Why Variety Matters More Than Most People Think in Meal Planning
- Savannah Shapley
- 2 days ago
- 4 min read

Eating the same six meals on rotation works for about two weeks. Then something shifts, and it has nothing to do with your discipline.
You stop looking forward to eating, start making exceptions, and eventually abandon the plan that was working just fine nutritionally.
Food boredom is one of the most underestimated reasons people fall off their meal plans. In San Diego, good food is everywhere, so it’s easy to trade your prepped meals for a last-minute burrito or a pasta bowl from the place down the street. The healthy option loses not because it’s bad for you, but because it stopped being something you wanted.
However, if you exercise some variety in meal planning, you’ll be more consistent with your nutrition and actually enjoy eating clean.
Find out why your meal plan needs variety and how mixing things up can help you avoid food boredom.
How Food Fatigue Actually Messes up Your Eating Habits
Repetitive eating creates a real psychological friction point that most meal planners don’t account for when they set up their weekly rotation.
Your brain associates meals with reward.

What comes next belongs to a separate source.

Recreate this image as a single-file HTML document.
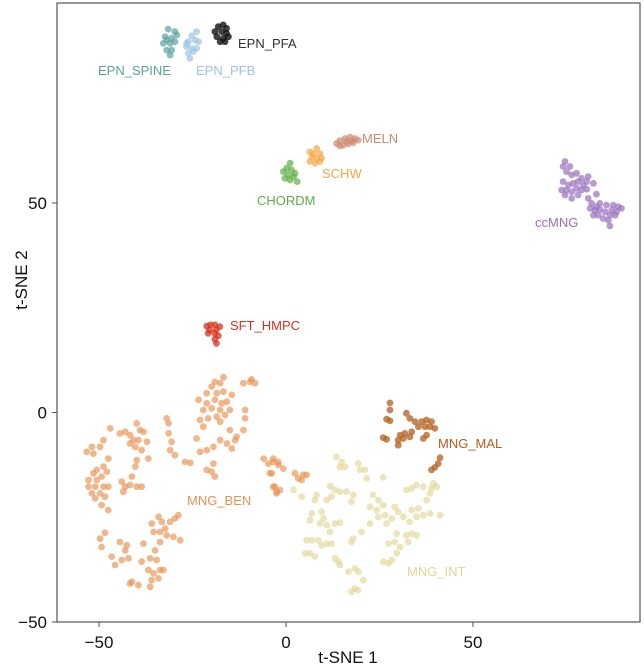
<!DOCTYPE html>
<html><head><meta charset="utf-8"><style>
html,body{margin:0;padding:0;background:#fff;}
svg{display:block;font-family:"Liberation Sans",Arial,sans-serif;}
</style></head><body>
<svg id="chart" width="644" height="665" viewBox="0 0 644 665" xmlns="http://www.w3.org/2000/svg">
<g id="frame"></g>
<g id="points"></g>
<g id="labels"></g>
<g id="axes"></g>
</svg>
<script>
// ---- data (t-SNE coordinates) ----
const xTicks = [-50, 0, 50];
const yTicks = [-50, 0, 50];
const clusterNames = ["MNG_BEN","MNG_INT","MNG_MAL","SFT_HMPC","ccMNG","CHORDM","SCHW","MELN","EPN_SPINE","EPN_PFB","EPN_PFA"];
const benX = [-19.0,-16.7,-17.6,-19.9,-21.2,-18.5,-16.7,-14.5,-23.4,-21.2,-19.0,-17.2,-15.8,-22.1,-19.9,-17.6,-15.0,-23.0,-20.8,-18.5,-16.3,-10.9,-10.9,-15.0,-13.2,-11.4,-13.6,-17.6,-22.1,-23.9,-23.0,-21.2,-19.4,-17.6,-15.8,-14.5,-11.4,-9.2,-8.3,-9.6,
-31.9,-31.4,-31.4,-30.6,-31.0,-29.7,-27.0,-25.6,-21.2,-19.4,-19.9,-19.0,
-47.0,-48.8,-51.9,-53.3,-51.5,-49.7,-47.5,-48.8,-50.6,-51.5,-52.8,-50.6,-49.3,-47.9,-52.8,-51.0,-48.8,-47.5,-51.9,-49.7,-51.0,-48.4,-49.3,-47.5,
-44.4,-43.0,-41.7,-39.9,-39.0,-38.1,-40.8,-39.5,-37.2,-38.6,-36.8,-40.3,-41.7,-39.9,-40.3,-41.2,-43.9,-43.0,-41.7,-39.9,-38.6,-43.5,
-6.0,-4.7,-3.4,-4.3,-2.0,-3.4,-2.5,
-48.4,-49.7,-49.3,-46.6,-45.7,-44.4,-43.0,-43.9,-42.1,-42.6,-38.1,-38.6,-36.3,-35.9,-34.1,-33.2,-35.4,-33.7,-32.3,-31.0,-29.7,-28.8,-31.9,-30.1,-28.3,-33.7,-35.0,-34.6,-36.8,-35.4,-33.7,-32.8,-35.9,-34.1,-36.3,-41.2,-39.5,-41.7,
-3.4,-2.1,-0.7,-3.8,2.4,3.3,4.6,5.5,4.2,-3.0,-1.6,-2.5];
const benY = [7.3,8.4,7.0,6.2,4.6,4.6,5.0,4.2,3.0,2.2,3.0,2.2,2.6,0.6,1.0,0.6,0.6,-1.8,-1.4,-1.0,-0.6,0.6,-1.4,-4.2,-5.8,-4.2,-6.6,-2.2,-3.4,-6.2,-9.4,-9.0,-8.2,-6.6,-7.4,-8.6,7.0,7.9,7.0,7.3,
-1.4,-2.6,-5.0,-7.0,-9.0,-10.2,-11.8,-12.0,-13.7,-12.2,-14.1,-15.3,
-3.8,-6.6,-8.2,-9.4,-9.8,-8.2,-11.0,-12.9,-13.7,-14.5,-16.1,-16.1,-15.3,-14.1,-17.7,-17.7,-17.7,-17.7,-19.3,-19.3,-20.5,-20.1,-22.1,-23.3,
-5.0,-4.6,-5.4,-2.6,-4.2,-4.6,-6.6,-6.6,-7.0,-9.0,-11.0,-8.2,-7.4,-11.4,-12.9,-15.3,-16.5,-17.7,-17.3,-17.7,-17.7,-18.9,
-11.0,-12.2,-11.8,-14.5,-12.5,-17.7,-18.9,
-28.7,-30.1,-32.1,-34.4,-36.4,-30.9,-32.9,-35.2,-34.8,-31.7,-31.3,-35.6,-34.8,-26.5,-24.9,-26.1,-28.5,-28.5,-27.7,-26.1,-25.3,-24.5,-29.3,-29.7,-30.5,-30.9,-32.9,-35.2,-37.6,-38.4,-37.6,-37.6,-40.0,-39.6,-41.6,-40.4,-41.2,-40.8,
-11.0,-11.8,-13.4,-14.5,-14.5,-15.7,-14.9,-14.9,-16.1,-17.7,-18.5,-19.3];
const intX = [13.5,14.9,15.8,14.4,19.3,21.1,19.8,21.6,26.0,11.8,13.1,14.4,16.2,18.0,17.5,12.2,10.9,8.2,7.7,2.0,4.2,6.9,6.4,9.5,10.0,9.1,10.9,13.1,14.4,11.8,5.5,6.9,8.6,9.5,10.9,12.2,18.0,17.5,20.2,22.5,23.3,24.7,22.5,24.2,26.0,26.5,26.9,28.3,24.7,29.1,30.0,31.4,29.6,29.1,27.4,30.5,29.6,32.2,33.6,34.9,36.7,39.4,37.6,38.5,35.4,33.6,34.9,36.7,38.5,41.2,33.1,32.2,33.6,34.9,32.7,6.4,5.1,7.7,13.1,14.0,14.4,16.7,18.4,19.3,20.7,18.4,19.3,17.5,26.0,27.4,28.3,38.9,40.3];
const intY = [-10.6,-11.8,-13.0,-13.0,-12.2,-13.7,-13.7,-15.7,-15.5,-17.6,-18.5,-18.9,-18.9,-19.7,-21.3,-20.1,-20.9,-19.7,-20.9,-18.5,-20.1,-24.1,-25.7,-23.7,-25.3,-26.5,-26.9,-26.5,-26.3,-28.5,-30.5,-30.5,-30.5,-31.7,-31.3,-31.3,-30.1,-30.9,-28.5,-26.5,-19.7,-20.9,-22.5,-23.3,-22.1,-24.5,-26.5,-25.3,-24.9,-22.5,-23.7,-24.9,-28.9,-30.9,-31.3,-32.1,-33.6,-18.5,-18.1,-17.3,-17.7,-16.9,-20.9,-19.3,-22.9,-23.3,-24.9,-24.5,-24.1,-24.5,-26.1,-29.3,-28.9,-29.3,-30.9,-33.6,-33.6,-34.4,-34.8,-35.6,-36.4,-38.0,-37.2,-38.0,-40.0,-42.0,-42.4,-42.8,-35.6,-36.0,-35.2,-18.1,-17.7];
const malX = [27.8,27.8,26.9,27.8,32.2,33.1,34.5,36.3,37.6,38.9,38.5,39.8,37.2,35.4,33.6,31.8,30.5,30.0,31.4,33.1,36.7,37.6,26.0,26.9,30.0,41.2,40.7,39.8,38.9];
const malY = [2.3,0.6,-1.6,-2.0,-0.2,-1.4,-2.2,-2.2,-1.8,-2.2,-3.4,-3.8,-3.4,-3.4,-4.6,-5.0,-5.4,-6.6,-6.2,-5.8,-6.2,-5.4,-6.0,-6.4,-7.8,-10.8,-12.2,-13.1,-13.7];
const sftX = [-21.2,-20.2,-19.0,-17.7,-20.4,-18.6,-20.8,-19.0,-18.1,-19.0,-18.6];
const sftY = [20.6,20.9,20.9,20.5,19.7,19.8,18.9,18.9,18.3,17.5,16.5];
const ccX = [74.6,74.1,75.9,75.0,76.4,77.7,79.0,80.8,80.4,82.2,74.1,75.5,76.8,78.1,79.5,73.7,75.0,76.4,77.7,79.0,80.4,74.6,76.4,78.1,83.0,80.8,81.7,83.9,85.7,87.5,88.8,81.3,82.6,83.9,85.3,87.1,88.4,89.7,82.2,83.5,84.8,86.6,88.0,86.2,86.6,83.0];
const ccY = [59.9,58.7,58.7,57.5,56.7,57.1,55.9,56.3,55.1,54.7,55.1,54.3,54.7,55.1,54.3,53.1,53.1,52.7,53.5,53.1,53.3,51.9,51.1,51.9,52.1,51.1,49.9,49.9,49.5,49.5,49.1,48.7,48.3,48.5,47.9,48.3,47.9,48.7,47.1,47.1,46.3,47.1,47.1,45.9,44.5,49.1];
const chordX = [1.1,0.2,1.5,-0.7,0.6,2.0,-0.3,1.1,3.0,2.4];
const chordY = [59.5,58.3,57.9,57.5,56.7,56.3,55.9,55.5,55.1,57.1];
const schwX = [6.4,8.2,9.1,6.9,8.2,9.5,6.4,7.8,9.1,7.3];
const schwY = [62.2,63.0,61.8,61.0,60.7,60.7,59.9,59.5,59.9,61.8];
const melnX = [13.5,14.4,15.8,17.1,18.4,19.3,18.0,16.7,15.3,14.4,16.2,17.6];
const melnY = [64.2,64.9,65.4,65.7,65.4,65.0,64.4,64.1,63.8,63.6,64.6,64.9];
const spineX = [-31.5,-29.7,-32.3,-30.6,-29.2,-32.8,-31.0,-29.7,-31.9,-30.6,-31.0,-31.9];
const spineY = [91.5,90.9,89.7,89.3,90.1,88.1,88.1,88.5,86.5,86.5,85.3,88.9];
const pfbX = [-23.9,-25.2,-26.1,-24.3,-23.4,-26.6,-25.2,-23.9,-26.1,-24.8,-25.7,-26.6];
const pfbY = [90.9,89.9,88.5,88.9,88.5,87.3,86.9,86.9,85.7,86.1,84.5,88.1];
const pfaX = [-18.1,-16.8,-15.9,-19.0,-17.2,-15.9,-18.5,-16.8,-15.4,-17.6,-16.3];
const pfaY = [92.1,92.5,91.7,90.9,90.9,90.5,89.7,89.3,89.7,88.5,88.5];

// ---- scales ----
const X0 = 286, XS = 3.74, Y0 = 412.5, YS = 4.19;
function sx(v){ return X0 + v*XS; }
function sy(v){ return Y0 - v*YS; }
const NS = "http://www.w3.org/2000/svg";
function mk(tag, attrs, parent){
  const e = document.createElementNS(NS, tag);
  for (const k in attrs) e.setAttribute(k, attrs[k]);
  parent.appendChild(e);
  return e;
}
const frame = document.getElementById('frame');
const box = mk('rect', {x:57, y:3, width:583, height:619, fill:'none', stroke:'#555', 'stroke-width':1.2}, frame);



const series = [
  {name:'MNG_BEN', xs:benX, ys:benY, color:'#e9914f', op:0.65},
  {name:'MNG_INT', xs:intX, ys:intY, color:'#e2d596', op:0.65},
  {name:'MNG_MAL', xs:malX, ys:malY, color:'#b35d1c', op:0.75},
  {name:'SFT_HMPC', xs:sftX, ys:sftY, color:'#d8311c', op:0.75},
  {name:'ccMNG', xs:ccX, ys:ccY, color:'#9870bd', op:0.7},
  {name:'CHORDM', xs:chordX, ys:chordY, color:'#5cae45', op:0.7},
  {name:'SCHW', xs:schwX, ys:schwY, color:'#f5a646', op:0.7},
  {name:'MELN', xs:melnX, ys:melnY, color:'#cc8a6c', op:0.7},
  {name:'EPN_SPINE', xs:spineX, ys:spineY, color:'#5aa39c', op:0.7},
  {name:'EPN_PFB', xs:pfbX, ys:pfbY, color:'#9cc4e4', op:0.7},
  {name:'EPN_PFA', xs:pfaX, ys:pfaY, color:'#111111', op:0.8}
];
const pts = document.getElementById('points');
series.forEach(s => {
  const g = mk('g', {}, pts);
  
  
  for (let i = 0; i < s.xs.length; i++) {
    const c = mk('circle', {cx:sx(s.xs[i]).toFixed(1), cy:sy(s.ys[i]).toFixed(1), r:3.4, fill:s.color, 'fill-opacity':s.op}, g);
    
    
  }
});

// cluster labels
const labels = document.getElementById('labels');
const labelDefs = [
  ['EPN_SPINE', 98, 75, '#5aa39c'], ['EPN_PFB', 196, 75, '#9cc4e4'], ['EPN_PFA', 238, 48, '#333'],
  ['MELN', 362, 143, '#cc8a6c'], ['SCHW', 322, 178, '#f5a646'], ['CHORDM', 257, 205, '#5cae45'],
  ['ccMNG', 535, 227, '#9870bd'], ['SFT_HMPC', 230, 330, '#d8311c'], ['MNG_BEN', 187, 505, '#e9914f'],
  ['MNG_MAL', 438, 448, '#b35d1c'], ['MNG_INT', 407, 576, '#e2d596']
];
labelDefs.forEach(d => {
  const t = mk('text', {x:d[1], y:d[2], fill:d[3], 'font-size':13}, labels);
  t.textContent = d[0];
  
  
});

// axes
const axes = document.getElementById('axes');
xTicks.forEach(v => {
  const l = mk('line', {x1:sx(v), x2:sx(v), y1:622, y2:627, stroke:'#555'}, axes);
  
  
  const t = mk('text', {x:sx(v), y:648, 'text-anchor':'middle', 'font-size':17, fill:'#111'}, axes);
  t.textContent = v < 0 ? '\u2212' + Math.abs(v) : String(v);
  
  
});
yTicks.forEach(v => {
  const l = mk('line', {x1:52, x2:57, y1:sy(v), y2:sy(v), stroke:'#555'}, axes);
  
  
  const t = mk('text', {x:47, y:sy(v)+6, 'text-anchor':'end', 'font-size':17, fill:'#111'}, axes);
  t.textContent = v < 0 ? '\u2212' + Math.abs(v) : String(v);
  
  
});
const xt = mk('text', {x:348, y:663, 'text-anchor':'middle', 'font-size':17, fill:'#111'}, axes);
xt.textContent = 't-SNE 1';


const yt = mk('text', {x:0, y:0, 'text-anchor':'middle', 'font-size':17, fill:'#111', transform:'translate(27,280) rotate(-90)'}, axes);
yt.textContent = 't-SNE 2';


</script>
</body></html>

When the same food appears on your plate every day, that reward signal weakens. You start eating less, making impulsive substitutions, or skipping meals altogether, and none of that moves you toward your goals.
If you’re a San Diego professional or an active local trying to eat clean without overthinking it, food fatigue is often what quietly kills an otherwise solid meal plan.
Research on eating behavior consistently shows that people consume more variety when it’s available and lose interest faster when their options narrow.
Does food fatigue sound familiar? There’s nothing wrong with you.
It’s just how human appetite works. A good San Diego meal plan accounts for it instead of fighting it.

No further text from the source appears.